O Observador faz a pré-publicação do segundo capítulo, intitulado “Porque é que um unicórnio vale tanto?”.
Porque é que um unicórnio vale tanto?
Quando, em Março de 2015, entrei pela primeira vez na antiga fábrica de sedas que se converteu no centro empresarial da Lionesa – onde se situava aquele escritório da Farfetch –, sabia que tinha de ser rápida e que não me podia esquecer de nenhuma das muitas perguntas que levava comigo de Lisboa. A entrevista ia ser gravada em vídeo, tinha uma componente de contexto, mais pessoal e económica, e um questionário de 25 perguntas de resposta rápida para que os leitores do Observador pudessem conhecer melhor o português que tinha caído nas boas graças do ecossistema tecnológico. José Neves tinha reservado meia hora para aquela entrevista, sem atrasos. E não havia tempo para mais.
Três anos e meio antes de vermos a bandeira portuguesa hasteada na entrada da bolsa de Nova Iorque, em Wall Street, o escritório do primeiro unicórnio com ADN português já se destacava do resto do tecido empresarial do nosso país – nas cores, no arrojo, na dimensão, no escorrega vermelho em espiral que ocupava parte do piso inferior, na sala para ginástica e também na sala de jogos onde os trabalhadores podiam descomprimir. Mais tarde, haveria de ter também uma casa na árvore e outros escritórios irmãos no Porto e em Lisboa – a par do mundo todo.
Naquela altura, José Neves, então com 40 anos, ainda não era uma das pessoas mais ricas do nosso país, mas caminhava para o pódio.

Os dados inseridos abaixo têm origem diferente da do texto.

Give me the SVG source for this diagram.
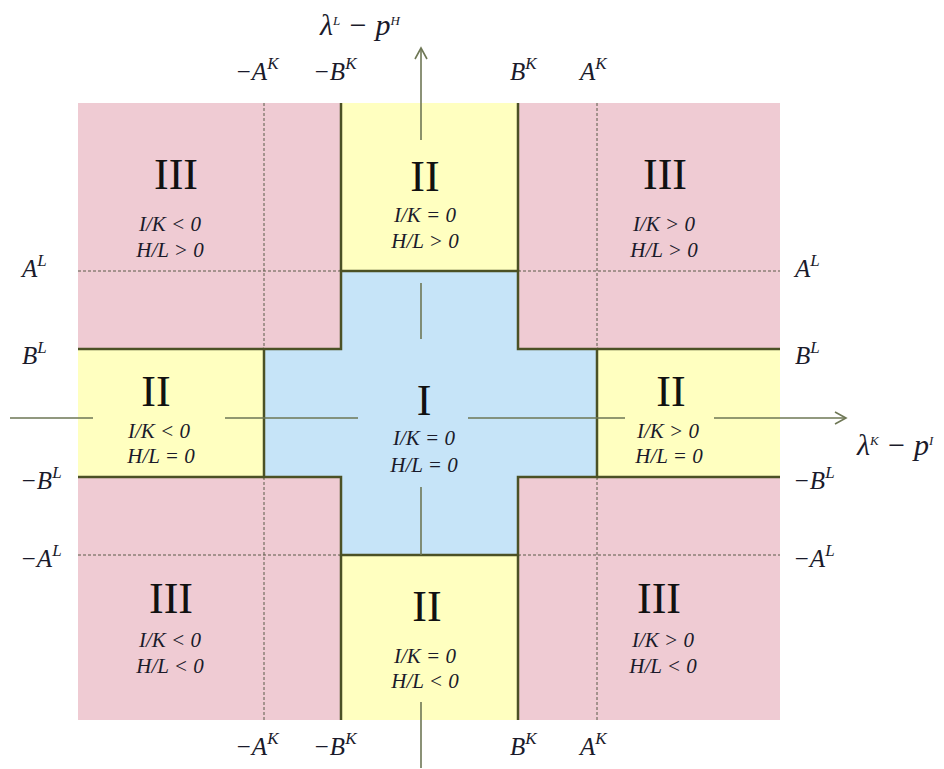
<svg xmlns="http://www.w3.org/2000/svg" width="944" height="769" viewBox="0 0 944 769">
<style>
.pink{fill:#EFCBD3}
.yel{fill:#FFFFC0}
.blue{fill:#C6E4F8}
.bd{fill:none;stroke:#4B5125;stroke-width:2.5}
.dot{fill:none;stroke:#5a5a48;stroke-width:1;stroke-dasharray:3 2}
.ax{fill:none;stroke:#6E7755;stroke-width:1.6}
.rn{font-family:"Liberation Serif",serif;font-size:44px;fill:#111;text-anchor:middle}
.eq{font-family:"Liberation Serif",serif;font-style:italic;font-size:21px;fill:#1a1a2a;text-anchor:middle}
.lb{font-family:"Liberation Serif",serif;font-style:italic;font-size:25px;fill:#1a1a2a}
.axl{font-family:"Liberation Serif",serif;font-style:italic;font-size:30px;fill:#1a1a2a}
.sup{font-size:17px}
.sup2{font-size:13px}
</style>
<defs>
<marker id="arr" markerWidth="14" markerHeight="14" refX="12" refY="7" orient="auto" markerUnits="userSpaceOnUse">
<path d="M1,1 L12,7 L1,13" fill="none" stroke="#6E7755" stroke-width="1.6"/>
</marker>
</defs>
<g id="regions">
<rect class="pink" x="78" y="103" width="702" height="617"/>
<rect class="yel" x="341" y="103" width="177" height="168"/>
<rect class="yel" x="341" y="555" width="177" height="165"/>
<rect class="yel" x="78" y="349" width="186" height="128"/>
<rect class="yel" x="597" y="349" width="183" height="128"/>
<polygon class="blue" points="341,271 518,271 518,349 597,349 597,477 518,477 518,555 341,555 341,477 264,477 264,349 341,349"/>
</g>
<g id="gridlines">
<path class="dot" d="M264,103V349M264,477V720M597,103V349M597,477V720M78,271H341M518,271H780M78,555H341M518,555H780"/>
<polygon class="bd" points="341,271 518,271 518,349 597,349 597,477 518,477 518,555 341,555 341,477 264,477 264,349 341,349"/>
<path class="bd" d="M341,103V271M518,103V271M78,349H264M597,349H780M78,477H264M597,477H780M341,555V720M518,555V720"/>
</g>
<g id="connectors">
<path class="ax" d="M10,418H93M225,418H358M468,418H625"/>
<path class="ax" d="M714,418H846" marker-end="url(#arr)"/>
<path class="ax" d="M421,140V48" marker-end="url(#arr)"/>
<path class="ax" d="M421,283V339M421,487V555M421,702V768"/>
</g>
<g id="region-I">
<text class="rn" x="424" y="415">I</text>
<text class="eq" x="424" y="445">I/K = 0</text>
<text class="eq" x="424" y="472">H/L = 0</text>
</g>
<g id="region-II-top">
<text class="rn" x="425" y="191">II</text>
<text class="eq" x="425" y="222">I/K = 0</text>
<text class="eq" x="425" y="248">H/L &gt; 0</text>
</g>
<g id="region-II-bottom">
<text class="rn" x="427" y="621">II</text>
<text class="eq" x="425" y="663">I/K = 0</text>
<text class="eq" x="425" y="688">H/L &lt; 0</text>
</g>
<g id="region-II-left">
<text class="rn" x="156" y="406">II</text>
<text class="eq" x="159" y="438">I/K &lt; 0</text>
<text class="eq" x="161" y="463">H/L = 0</text>
</g>
<g id="region-II-right">
<text class="rn" x="671" y="406">II</text>
<text class="eq" x="668" y="438">I/K &gt; 0</text>
<text class="eq" x="669" y="463">H/L = 0</text>
</g>
<g id="region-III-tl">
<text class="rn" x="176" y="189">III</text>
<text class="eq" x="170" y="231">I/K &lt; 0</text>
<text class="eq" x="170" y="257">H/L &gt; 0</text>
</g>
<g id="region-III-tr">
<text class="rn" x="665" y="189">III</text>
<text class="eq" x="664" y="231">I/K &gt; 0</text>
<text class="eq" x="664" y="257">H/L &gt; 0</text>
</g>
<g id="region-III-bl">
<text class="rn" x="171" y="613">III</text>
<text class="eq" x="170" y="647">I/K &lt; 0</text>
<text class="eq" x="170" y="673">H/L &lt; 0</text>
</g>
<g id="region-III-br">
<text class="rn" x="659" y="613">III</text>
<text class="eq" x="663" y="647">I/K &gt; 0</text>
<text class="eq" x="663" y="673">H/L &lt; 0</text>
</g>
<g id="labels">
<text class="axl" x="320" y="35">λ<tspan class="sup2" dy="-10">L</tspan><tspan dy="10"> − p</tspan><tspan class="sup2" dy="-10">H</tspan></text>
<text class="axl" x="857" y="455">λ<tspan class="sup2" dy="-10">K</tspan><tspan dy="10"> − p</tspan><tspan class="sup2" dy="-10">I</tspan></text>
<text class="lb" x="235" y="80">−A<tspan class="sup" dy="-11">K</tspan></text>
<text class="lb" x="313" y="80">−B<tspan class="sup" dy="-11">K</tspan></text>
<text class="lb" x="510" y="80">B<tspan class="sup" dy="-11">K</tspan></text>
<text class="lb" x="580" y="80">A<tspan class="sup" dy="-11">K</tspan></text>
<text class="lb" x="235" y="755">−A<tspan class="sup" dy="-11">K</tspan></text>
<text class="lb" x="313" y="755">−B<tspan class="sup" dy="-11">K</tspan></text>
<text class="lb" x="510" y="755">B<tspan class="sup" dy="-11">K</tspan></text>
<text class="lb" x="580" y="755">A<tspan class="sup" dy="-11">K</tspan></text>
<text class="lb" x="22" y="277">A<tspan class="sup" dy="-11">L</tspan></text>
<text class="lb" x="22" y="364">B<tspan class="sup" dy="-11">L</tspan></text>
<text class="lb" x="20" y="489">−B<tspan class="sup" dy="-11">L</tspan></text>
<text class="lb" x="20" y="567">−A<tspan class="sup" dy="-11">L</tspan></text>
<text class="lb" x="795" y="277">A<tspan class="sup" dy="-11">L</tspan></text>
<text class="lb" x="795" y="364">B<tspan class="sup" dy="-11">L</tspan></text>
<text class="lb" x="793" y="489">−B<tspan class="sup" dy="-11">L</tspan></text>
<text class="lb" x="793" y="567">−A<tspan class="sup" dy="-11">L</tspan></text>
</g>
</svg>
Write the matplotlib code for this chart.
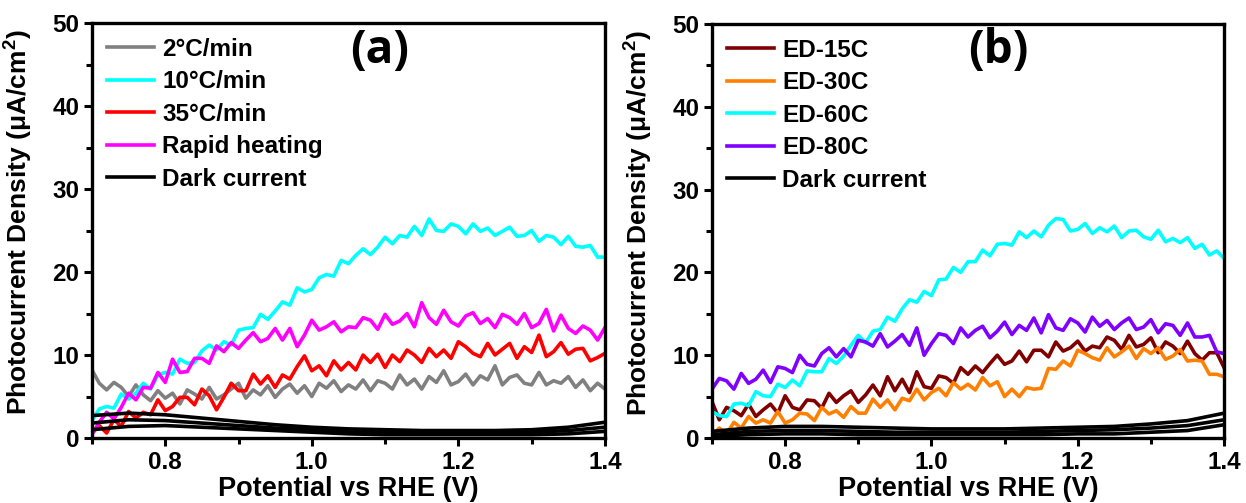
import numpy as np
import matplotlib
matplotlib.use("Agg")
import matplotlib.pyplot as plt
from matplotlib.ticker import MultipleLocator

plt.rcParams['font.family'] = ['Liberation Sans', 'DejaVu Sans']
plt.rcParams['font.weight'] = 'bold'
plt.rcParams['mathtext.fontset'] = 'custom'
plt.rcParams['mathtext.bf'] = 'Liberation Sans:bold'
plt.rcParams['mathtext.rm'] = 'Liberation Sans:bold'
plt.rcParams['mathtext.default'] = 'bf'

# potential sweep, 0.70 ... 1.40 V in 10 mV steps
potential = np.round(np.arange(70, 141) / 100, 2)
dark_potential = np.round(np.arange(14, 29) * 0.05, 2)

# (a) heating rate series, photocurrent in uA/cm2
rate_2 = [8.2, 6.6, 5.8, 6.7, 6.1, 5.0, 6.4, 5.2, 4.5, 5.7, 4.8,
          5.4, 4.1, 5.8, 5.3, 4.7, 6.1, 4.7, 5.2, 5.9, 6.6,
          4.8, 5.8, 5.2, 6.3, 4.9, 5.9, 6.5, 5.4, 6.3, 5.0,
          6.6, 6.0, 6.9, 5.6, 6.4, 5.9, 7.0, 5.7, 6.9, 6.6,
          5.9, 7.6, 6.4, 7.1, 5.9, 7.4, 6.7, 8.1, 6.4, 6.8,
          7.7, 6.4, 7.5, 7.0, 8.7, 6.4, 7.3, 7.6, 6.6, 6.4,
          7.9, 6.4, 6.9, 6.6, 7.4, 6.1, 7.0, 5.7, 6.6, 5.9]
rate_10 = [2.1, 3.5, 3.8, 3.6, 5.3, 4.7, 5.4, 6.6, 5.9, 7.6, 7.9,
           7.7, 9.5, 9.0, 9.1, 10.5, 11.2, 10.6, 11.6, 11.2, 13.0,
           13.2, 13.3, 14.9, 14.3, 15.3, 16.4, 16.0, 18.1, 17.6, 17.9,
           19.3, 19.7, 19.5, 21.4, 21.0, 22.0, 22.8, 22.1, 23.0, 24.2,
           23.4, 24.4, 24.2, 25.5, 24.4, 26.4, 25.0, 24.9, 25.8, 25.5,
           24.6, 25.8, 24.9, 25.3, 24.4, 24.9, 25.4, 24.3, 24.4, 25.0,
           23.7, 24.4, 24.2, 23.3, 24.3, 23.1, 23.0, 23.2, 21.8, 21.8]
rate_35 = [0.6, 1.5, 0.6, 2.2, 1.4, 3.2, 2.4, 3.1, 2.8, 4.6, 3.3,
           3.8, 4.9, 4.9, 4.0, 5.9, 5.1, 3.4, 4.9, 6.6, 5.7,
           5.7, 7.7, 6.5, 7.5, 6.1, 7.6, 7.1, 8.6, 9.9, 8.1,
           8.7, 7.5, 9.3, 8.2, 9.1, 8.2, 10.0, 9.1, 10.1, 8.5,
           10.0, 9.2, 10.6, 10.0, 9.1, 10.8, 9.8, 10.6, 9.6, 11.6,
           11.0, 10.2, 9.8, 11.4, 10.0, 10.7, 11.4, 9.6, 11.0, 10.3,
           12.4, 9.8, 10.4, 11.5, 10.1, 10.7, 10.8, 9.3, 9.7, 10.2]
rapid = [0.4, 1.9, 3.1, 2.3, 3.7, 5.4, 4.6, 6.1, 6.0, 7.9, 6.7,
         9.5, 7.9, 8.0, 9.6, 9.6, 9.0, 11.1, 10.4, 11.5, 10.8,
         11.8, 12.7, 11.6, 12.0, 13.2, 11.8, 13.2, 11.0, 12.4, 14.2,
         13.0, 13.4, 14.0, 12.8, 13.4, 13.3, 14.5, 14.2, 13.1, 14.9,
         13.7, 14.1, 15.0, 13.4, 16.3, 14.5, 13.7, 15.4, 14.0, 13.5,
         14.7, 15.1, 13.8, 14.4, 13.3, 14.9, 14.5, 13.7, 15.0, 13.3,
         13.8, 15.5, 12.9, 14.8, 13.2, 12.6, 13.5, 13.0, 11.8, 13.3]
dark_a = [[2.7, 3.0, 2.8, 2.4, 2.0, 1.6, 1.3, 1.1, 1.0, 0.9, 0.9, 0.9, 1.0, 1.3, 1.9],
          [1.8, 2.2, 2.1, 1.8, 1.5, 1.2, 1.0, 0.8, 0.7, 0.6, 0.6, 0.6, 0.7, 0.9, 1.3],
          [1.0, 1.4, 1.5, 1.3, 1.1, 0.9, 0.7, 0.5, 0.4, 0.4, 0.4, 0.4, 0.4, 0.5, 0.8]]

# (b) deposition temperature series
ed_15 = [4.4, 2.2, 3.7, 3.3, 2.7, 4.1, 2.6, 3.4, 4.1, 3.0, 5.1,
         3.7, 3.4, 4.6, 4.5, 3.6, 5.4, 4.3, 5.1, 5.7, 4.3,
         5.2, 6.4, 5.1, 7.4, 5.7, 7.1, 5.5, 8.0, 6.2, 6.0,
         7.5, 7.3, 6.6, 8.5, 7.7, 8.7, 7.9, 9.0, 10.0, 8.9,
         9.3, 10.5, 9.2, 10.6, 10.6, 9.8, 11.6, 10.5, 10.9, 11.7,
         10.5, 11.1, 10.9, 12.2, 11.8, 10.7, 12.4, 11.0, 11.3, 12.1,
         10.3, 11.6, 11.1, 10.2, 11.7, 10.2, 9.4, 10.3, 10.3, 8.5]
ed_30 = [0.3, 1.2, 0.5, 1.9, 1.2, 2.6, 1.8, 2.2, 1.8, 3.2, 1.8,
         2.2, 3.0, 2.9, 2.1, 3.7, 2.9, 3.3, 2.5, 3.8, 3.0,
         3.0, 4.7, 3.7, 4.6, 3.4, 4.8, 4.5, 5.9, 4.6, 5.5,
         6.0, 5.1, 6.7, 5.9, 6.5, 5.8, 7.3, 6.3, 6.8, 5.0,
         5.9, 5.0, 6.1, 5.9, 6.0, 8.4, 8.3, 9.3, 8.7, 10.6,
         10.2, 9.7, 9.4, 10.9, 9.8, 10.4, 11.1, 9.6, 10.8, 10.2,
         10.9, 9.5, 9.9, 10.7, 9.3, 9.4, 9.3, 7.7, 7.7, 7.4]
ed_60 = [3.2, 2.7, 2.6, 4.1, 4.2, 3.9, 5.6, 5.1, 5.0, 6.5, 6.1,
         7.0, 6.3, 8.1, 8.0, 8.0, 9.6, 9.0, 9.9, 11.2, 12.4,
         11.5, 12.9, 13.1, 14.6, 14.1, 15.6, 16.7, 16.4, 17.7, 17.2,
         19.1, 19.2, 20.6, 20.0, 21.3, 21.3, 22.7, 22.0, 23.4, 23.5,
         23.3, 24.9, 24.2, 25.0, 24.3, 25.7, 26.5, 26.4, 25.0, 25.2,
         25.9, 24.7, 25.4, 24.9, 25.6, 24.2, 25.0, 25.1, 24.3, 24.0,
         25.1, 23.7, 24.1, 23.6, 24.2, 22.9, 23.4, 22.1, 22.6, 21.7]
ed_80 = [5.9, 7.2, 6.9, 5.9, 7.8, 6.6, 7.1, 8.2, 6.7, 8.6, 8.4,
         7.9, 10.0, 8.9, 8.7, 10.2, 10.9, 9.8, 10.8, 9.8, 11.8,
         11.6, 11.1, 12.6, 11.0, 11.7, 12.5, 11.2, 13.3, 10.0, 11.4,
         12.6, 12.4, 11.4, 13.3, 12.2, 13.0, 13.5, 12.1, 12.9, 14.0,
         12.5, 13.6, 13.0, 14.5, 12.7, 14.9, 13.3, 13.0, 14.4, 13.9,
         12.8, 14.6, 13.5, 14.2, 13.1, 13.9, 14.5, 13.1, 13.4, 14.3,
         12.7, 13.8, 13.6, 12.4, 13.9, 12.2, 12.2, 12.4, 10.4, 10.2]
dark_b = [[0.8, 1.2, 1.4, 1.4, 1.3, 1.2, 1.1, 1.1, 1.1, 1.2, 1.3, 1.4, 1.7, 2.1, 3.0],
          [0.4, 0.8, 0.9, 0.9, 0.8, 0.7, 0.7, 0.7, 0.7, 0.8, 0.9, 1.0, 1.2, 1.5, 2.2],
          [0.2, 0.4, 0.5, 0.5, 0.4, 0.4, 0.4, 0.4, 0.4, 0.4, 0.5, 0.5, 0.7, 0.9, 1.6]]

labels_a = ['2°C/min', '10°C/min', '35°C/min', 'Rapid heating']
series_a = [rate_2, rate_10, rate_35, rapid]
colors_a = ['#808080', '#00ffff', '#ff0000', '#ff00ff']

labels_b = ['ED-15C', 'ED-30C', 'ED-60C', 'ED-80C']
series_b = [ed_15, ed_30, ed_60, ed_80]
colors_b = ['#800000', '#ff8000', '#00ffff', '#8000ff']

fig = plt.figure(figsize=(12.46, 5.03), dpi=100)
ax_a = fig.add_axes([0.0738, 0.1292, 0.4117, 0.825])
ax_b = fig.add_axes([0.5714, 0.1292, 0.4110, 0.823])


def draw(ax, series, labels, colors, dark, tag):
    for y, lab, c in zip(series, labels, colors):
        ax.plot(potential, y, color=c, lw=2.6, label=lab)
    for i, d in enumerate(dark):
        ax.plot(dark_potential, d, color='black', lw=2.6,
                label='Dark current' if i == 0 else None)
    ax.set_xlim(0.7, 1.4)
    ax.set_ylim(0, 50)
    ax.xaxis.set_major_locator(MultipleLocator(0.2))
    ax.xaxis.set_minor_locator(MultipleLocator(0.1))
    ax.yaxis.set_major_locator(MultipleLocator(10))
    ax.yaxis.set_minor_locator(MultipleLocator(5))
    ax.set_xticks([0.8, 1.0, 1.2, 1.4])
    ax.tick_params(which='both', direction='out', width=2.2, labelsize=17.5,
                   top=False, right=False, pad=3)
    ax.tick_params(which='major', length=6)
    ax.tick_params(which='minor', length=4)
    for s in ax.spines.values():
        s.set_linewidth(2.4)
    ax.set_xlabel('Potential vs RHE (V)', fontsize=19.5, fontweight='bold', labelpad=2)
    ax.set_ylabel('Photocurrent Density (μA/cm$^{2}$)', fontsize=19,
                  fontweight='bold')
    ax.yaxis.set_label_coords(-0.112, 0.52)
    ax.legend(loc='upper left', frameon=False, fontsize=17.5, handlelength=1.95,
              handletextpad=0.35, labelspacing=0.39, borderaxespad=0.3,
              borderpad=0.3)
    ax.text(0.56, 0.935, tag, transform=ax.transAxes, fontsize=33,
            fontweight='bold', family=['Open Sans', 'DejaVu Sans'],
            ha='center', va='center')


draw(ax_a, series_a, labels_a, colors_a, dark_a, '(a)')
draw(ax_b, series_b, labels_b, colors_b, dark_b, '(b)')

fig.savefig('out.png', dpi=100)
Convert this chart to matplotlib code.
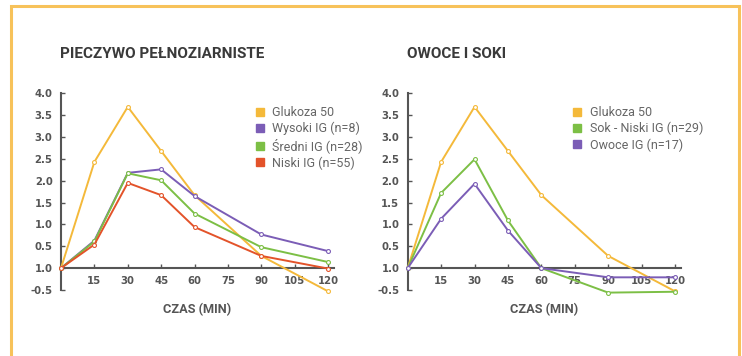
import matplotlib.pyplot as plt
from matplotlib.lines import Line2D
from matplotlib.patches import Rectangle

# time points (min)
czas = [0, 15, 30, 45, 60, 90, 120]

# left panel: whole-grain bread
glukoza = [0, 2.43, 3.69, 2.68, 1.67, 0.28, -0.53]
wysoki = [0, 0.63, 2.18, 2.26, 1.65, 0.77, 0.39]
sredni = [0, 0.61, 2.17, 2.01, 1.25, 0.48, 0.14]
niski = [0, 0.54, 1.95, 1.67, 0.94, 0.28, -0.01]

# right panel: fruit and juices
sok = [0, 1.72, 2.49, 1.09, 0.0, -0.56, -0.54]
owoce = [0, 1.13, 1.93, 0.86, 0.0, -0.21, -0.21]

x_ticks = [15, 30, 45, 60, 75, 90, 105, 120]
y_ticks = [-0.5, 0, 0.5, 1.0, 1.5, 2.0, 2.5, 3.0, 3.5, 4.0]
y_tick_labels = ['-0.5', '1.0', '0.5', '1.0', '1.5', '2.0', '2.5', '3.0', '3.5', '4.0']

YELLOW = '#F4B93A'
PURPLE = '#7B5DB6'
GREEN = '#7CBF45'
RED = '#E3532A'
AXIS = '#555555'

plt.rcParams['font.family'] = ['Roboto', 'DejaVu Sans']

fig = plt.figure(figsize=(7.42, 3.56), dpi=100)
fig.patches.append(Rectangle((11 / 742, -0.05), 728 / 742, 1.05 - 6 / 356,
                             transform=fig.transFigure, fill=False,
                             edgecolor='#F7C25A', linewidth=2.2))


def draw_panel(ax, series, title, legend_x):
    for values, color, label in series:
        ax.plot(czas, values, color=color, linewidth=1.4, marker='o',
                markersize=2.8, markerfacecolor='white', markeredgewidth=0.8,
                label=label, zorder=3, clip_on=False)
    ax.set_xlim(0, 122.5)
    ax.set_ylim(-0.5, 4.0)
    ax.spines['top'].set_visible(False)
    ax.spines['right'].set_visible(False)
    ax.spines['bottom'].set_position(('data', 0))
    ax.spines['bottom'].set_color(AXIS)
    ax.spines['left'].set_color(AXIS)
    ax.spines['bottom'].set_linewidth(1.5)
    ax.spines['left'].set_linewidth(1.5)
    ax.set_xticks(x_ticks)
    ax.set_yticks(y_ticks)
    ax.set_yticklabels(y_tick_labels)
    ax.tick_params(axis='both', direction='in', length=3, width=1,
                   color=AXIS, labelcolor=AXIS, labelsize=7.3)
    ax.tick_params(axis='x', pad=6)
    ax.tick_params(axis='y', pad=6)
    for lab in ax.get_xticklabels() + ax.get_yticklabels():
        lab.set_fontweight('bold')
        lab.set_family('DejaVu Sans')
    ax.text(0.5, -0.097, 'CZAS (MIN)', transform=ax.transAxes,
            ha='center', va='center', fontsize=9.2, fontweight='bold',
            color=AXIS)
    pos = ax.get_position()
    fig.text(pos.x0 - 1 / 742, 1 - 54 / 356, title, ha='left', va='center',
             fontsize=11, fontweight='bold', color='#3a3a3a')
    handles = [Line2D([], [], marker='s', linestyle='none', markersize=6,
                      color=c, label=l) for _, c, l in series]
    leg = fig.legend(handles=handles, loc='upper left',
                     bbox_to_anchor=(legend_x, 1 - 106 / 356),
                     frameon=False, fontsize=9, handlelength=0.8,
                     handletextpad=0.6, labelspacing=0.24,
                     borderaxespad=0, borderpad=0)
    for t in leg.get_texts():
        t.set_color('#666666')


ax1 = fig.add_axes([61 / 742, 1 - 290 / 356, 272.6 / 742, 196.7 / 356])
draw_panel(ax1, [(glukoza, YELLOW, 'Glukoza 50'),
                 (wysoki, PURPLE, 'Wysoki IG (n=8)'),
                 (sredni, GREEN, 'Średni IG (n=28)'),
                 (niski, RED, 'Niski IG (n=55)')],
           'PIECZYWO PEŁNOZIARNISTE', 255 / 742)

ax2 = fig.add_axes([407.7 / 742, 1 - 290 / 356, 272.9 / 742, 196.7 / 356])
draw_panel(ax2, [(glukoza, YELLOW, 'Glukoza 50'),
                 (sok, GREEN, 'Sok - Niski IG (n=29)'),
                 (owoce, PURPLE, 'Owoce IG (n=17)')],
           'OWOCE I SOKI', 572 / 742)

fig.savefig('out.png', dpi=100)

Quatro anos depois, em Julho de 2019, o fundador da já cotada Farfetch tinha uma fortuna pessoal avaliada em 1010 milhões de euros e era o quarto português mais rico da listagem feita pela revista Forbes, precedido de Fernanda Amorim & família (no topo, com 4173 milhões de euros em fortuna), de Alexandre Soares dos Santos (em segundo lugar, com 3554 milhões) e de Vítor da Silva Ribeiro & família (em terceiro, com 1192 milhões). Mas, em Março de 2015, tudo isto era – ainda – uma imagem distante.
Do sítio onde fizemos aquela entrevista, no primeiro andar do escritório da Lionesa, podíamos ver bem o open space onde trabalhavam os programadores que punham a loja online de moda de luxo a funcionar. Entre José Neves e o escorrega vermelho, vários monitores, cadeiras e mesas brancas corridas compunham o meu campo de visão. Era ali que se construía a tecnologia que tinha convencido o grupo de comunicação social Condé Nast International, por exemplo, a transformar a Farfetch num negócio de mil milhões de dólares, quando investiu na quinta ronda de investimento (Série D) da empresa.
À data, aquela tecnologia chegava a 450 mil clientes que estavam espalhados por 180 países, suportava nove milhões de visitas mensais e aglomerava 125 mil produtos de luxo de mais de 1500 marcas. Só nos escritórios portugueses da empresa trabalhavam 300 pessoas e, no mundo todo, a startup empregava mais de 600 colaboradores.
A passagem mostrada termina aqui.